Question

The ratio of mass percentage (w/w) of C : H in a hydrocarbon is 12 : 1. It has two carbon atoms. The weight (in g) of CO2(g) formed when 3.38 g of this hydrocarbon is completely burnt in oxygen is: (Given: Molar mass in g mol\(^{-1}\): C: 12, H: 1, O: 16)}

• A. 5.68
• B. 11.44
• C. 22.74
• D. 17.05

Answer 1

The Correct Option is B

Let the molecular formula of the hydrocarbon be \( \text{C}_2 \text{H}_n \).

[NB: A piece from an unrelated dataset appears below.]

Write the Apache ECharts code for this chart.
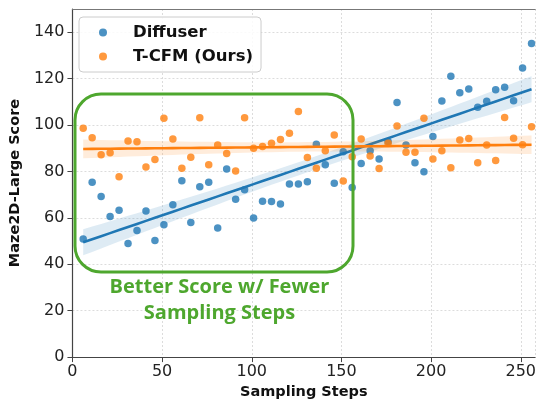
<!DOCTYPE html>
<html>
<head>
<meta charset="utf-8">
<script src="https://cdn.jsdelivr.net/npm/echarts@6/dist/echarts.min.js"></script>
<style>
html, body { margin: 0; padding: 0; background: #fff; }
#chart { width: 539px; height: 405px; }
</style>
</head>
<body>
<div id="chart"></div>
<script>
// sampling steps (x) shared by both methods
var steps = [6, 11, 16, 21, 26, 31, 36, 41, 46, 51, 56, 61, 66, 71, 76, 81, 86, 91, 96, 101,
             106, 111, 116, 121, 126, 131, 136, 141, 146, 151, 156, 161, 166, 171, 176, 181,
             186, 191, 196, 201, 206, 211, 216, 221, 226, 231, 236, 241, 246, 251, 256];

var diffuserScores = [50.9, 75.3, 69.2, 60.6, 63.3, 48.9, 54.6, 63, 50.2, 57, 65.7, 76, 58, 73.4,
                      75.3, 55.6, 81.1, 68, 72.1, 59.9, 67.2, 67, 66, 74.6, 74.6, 75.6, 91.7, 82.9,
                      74.9, 88.5, 73.1, 83.4, 88.9, 85.4, 92.9, 109.7, 91.4, 83.8, 79.9, 95.1, 110.4,
                      121, 113.9, 115.5, 107.7, 110.2, 115.2, 116.3, 110.5, 124.6, 135.1];

var tcfmScores = [98.6, 94.5, 87.2, 88.1, 77.7, 93.1, 92.8, 81.9, 85.1, 102.9, 94, 81.4, 86.1, 103.1,
                  82.9, 91.4, 87.7, 80.2, 103.1, 90, 90.8, 92.2, 93.8, 96.5, 105.8, 86, 81.4, 88.9,
                  95.7, 75.9, 86.3, 94, 86.7, 81.3, 92.1, 99.6, 88.3, 88.3, 102.9, 85.4, 88.9, 81.6,
                  93.5, 94.2, 83.7, 91.4, 84.7, 103.3, 94.3, 91.5, 99.3];

var seriesNames = ['Diffuser', 'T-CFM (Ours)'];
var BLUE = '#1f77b4', ORANGE = '#ff7f0e', GREEN = '#4ea72e';

// least squares fit with a 95% confidence band, like seaborn regplot
function regression(xs, ys) {
    var n = xs.length, mx = 0, my = 0;
    for (var i = 0; i < n; i++) { mx += xs[i]; my += ys[i]; }
    mx /= n; my /= n;
    var sxx = 0, sxy = 0;
    for (var i = 0; i < n; i++) { sxx += (xs[i] - mx) * (xs[i] - mx); sxy += (xs[i] - mx) * (ys[i] - my); }
    var b = sxy / sxx, a = my - b * mx, sse = 0;
    for (var i = 0; i < n; i++) { var r = ys[i] - a - b * xs[i]; sse += r * r; }
    var s = Math.sqrt(sse / (n - 2)), t = 2.01;
    var line = [], upper = [], lower = [];
    xs.forEach(function (x) {
        var yh = a + b * x;
        var se = s * Math.sqrt(1 / n + (x - mx) * (x - mx) / sxx);
        line.push([x, yh]);
        upper.push([x, yh + t * se]);
        lower.push([x, yh - t * se]);
    });
    return {line: line, upper: upper, lower: lower};
}

function pairs(xs, ys) {
    return xs.map(function (x, i) { return [x, ys[i]]; });
}

function bandSeries(fit, color, z) {
    return {
        type: 'custom',
        silent: true,
        z: z,
        data: [fit.line[0]],
        renderItem: function (params, api) {
            var pts = fit.upper.map(function (p) { return api.coord(p); })
                .concat(fit.lower.slice().reverse().map(function (p) { return api.coord(p); }));
            return {type: 'polygon', shape: {points: pts}, style: {fill: color, opacity: 0.15}};
        }
    };
}

var fitD = regression(steps, diffuserScores);
var fitT = regression(steps, tcfmScores);

var chart = echarts.init(document.getElementById('chart'));

var option = {
    animation: false,
    textStyle: {fontFamily: 'DejaVu Sans'},
    grid: {left: 71, top: 9, right: 0, bottom: 45},
    legend: {
        data: seriesNames,
        orient: 'vertical',
        left: 79, top: 17,
        padding: [7, 8, 7, 20],
        itemWidth: 8, itemHeight: 8, itemGap: 7,
        icon: 'circle',
        borderColor: '#cccccc', borderWidth: 1, borderRadius: 4,
        backgroundColor: 'rgba(255,255,255,0.85)',
        textStyle: {fontSize: 16.5, fontWeight: 'bold', color: '#111', fontFamily: 'DejaVu Sans',
                    lineHeight: 16, padding: [0, 0, 0, 21]}
    },
    xAxis: [{
        type: 'value', min: 0, max: 258, interval: 50,
        name: 'Sampling Steps', nameLocation: 'middle', nameGap: 26,
        nameTextStyle: {fontSize: 14.5, fontWeight: 'bold', color: '#111'},
        axisLine: {show: true, lineStyle: {color: '#444', width: 1.2}},
        axisTick: {show: true, length: 5, lineStyle: {color: '#444'}},
        axisLabel: {fontSize: 16, color: '#222', margin: 7, showMaxLabel: false},
        splitLine: {show: true, lineStyle: {color: '#d4d4d4', type: [2, 2], width: 0.8}}
    }, {
        type: 'value', position: 'top', min: 0, max: 258,
        axisLine: {show: true, lineStyle: {color: '#777', width: 1.2}},
        axisTick: {show: false}, axisLabel: {show: false}, splitLine: {show: false}
    }],
    yAxis: {
        type: 'value', min: 0, max: 150, interval: 20,
        name: 'Maze2D-Large Score', nameLocation: 'middle', nameGap: 46,
        nameTextStyle: {fontSize: 14.5, fontWeight: 'bold', color: '#111'},
        axisLine: {show: true, lineStyle: {color: '#444', width: 1.2}},
        axisTick: {show: true, length: 5, lineStyle: {color: '#444'}},
        axisLabel: {fontSize: 16, color: '#222', margin: 8, showMaxLabel: false},
        splitLine: {show: true, lineStyle: {color: '#d4d4d4', type: [2, 2], width: 0.8}}
    },
    series: [
        {
            name: seriesNames[0], type: 'scatter', z: 2,
            symbolSize: 7.5,
            itemStyle: {color: BLUE, opacity: 0.8},
            data: pairs(steps, diffuserScores)
        },
        bandSeries(fitD, BLUE, 3),
        {
            type: 'line', z: 4, showSymbol: false, silent: true,
            lineStyle: {color: BLUE, width: 2.6},
            data: fitD.line
        },
        {
            name: seriesNames[1], type: 'scatter', z: 5,
            symbolSize: 7.5,
            itemStyle: {color: ORANGE, opacity: 0.8},
            data: pairs(steps, tcfmScores)
        },
        bandSeries(fitT, ORANGE, 6),
        {
            type: 'line', z: 7, showSymbol: false, silent: true,
            lineStyle: {color: ORANGE, width: 2.6},
            data: fitT.line
        }
    ],
    graphic: [
        {
            type: 'rect', z: 100,
            shape: {x: 75, y: 94, width: 278, height: 178, r: 26},
            style: {fill: 'none', stroke: GREEN, lineWidth: 3}
        },
        {
            type: 'text', z: 100, x: 219.5, y: 274,
            style: {
                text: 'Better Score w/ Fewer\nSampling Steps',
                fill: GREEN, font: 'bold 20px "Open Sans"',
                textAlign: 'center', lineHeight: 26
            }
        }
    ]
};
chart.setOption(option);
</script>
</body>
</html>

The ratio of mass percentage of C to H is given as 12 : 1, which means: \[ \frac{12}{1} = \frac{2 \times 12}{n \times 1} \quad \text{(since there are 2 carbon atoms)}. \] Thus, \( n = 1 \). The molecular formula of the hydrocarbon is \( \text{C}_2 \text{H}_2 \). The molar mass of \( \text{C}_2 \text{H}_2 \) is: \[ \text{Molar mass of C}_2 \text{H}_2 = 2 \times 12 + 2 \times 1 = 26 \, \text{g/mol}. \] Now, we calculate the moles of the hydrocarbon: \[ \text{Moles of hydrocarbon} = \frac{\text{Mass of hydrocarbon}}{\text{Molar mass}} = \frac{3.38}{26} \approx 0.13 \, \text{mol}. \] Since 1 mole of the hydrocarbon produces 2 moles of CO2, the moles of CO2 produced are: \[ \text{Moles of CO2} = 0.13 \times 2 = 0.26 \, \text{mol}. \] Finally, the mass of CO2 produced is: \[ \text{Mass of CO2} = \text{Moles of CO2} \times \text{Molar mass of CO2} = 0.26 \times (12 + 2 \times 16) = 0.26 \times 44 = 11.44 \, \text{g}. \]
Final Answer: 11.44 g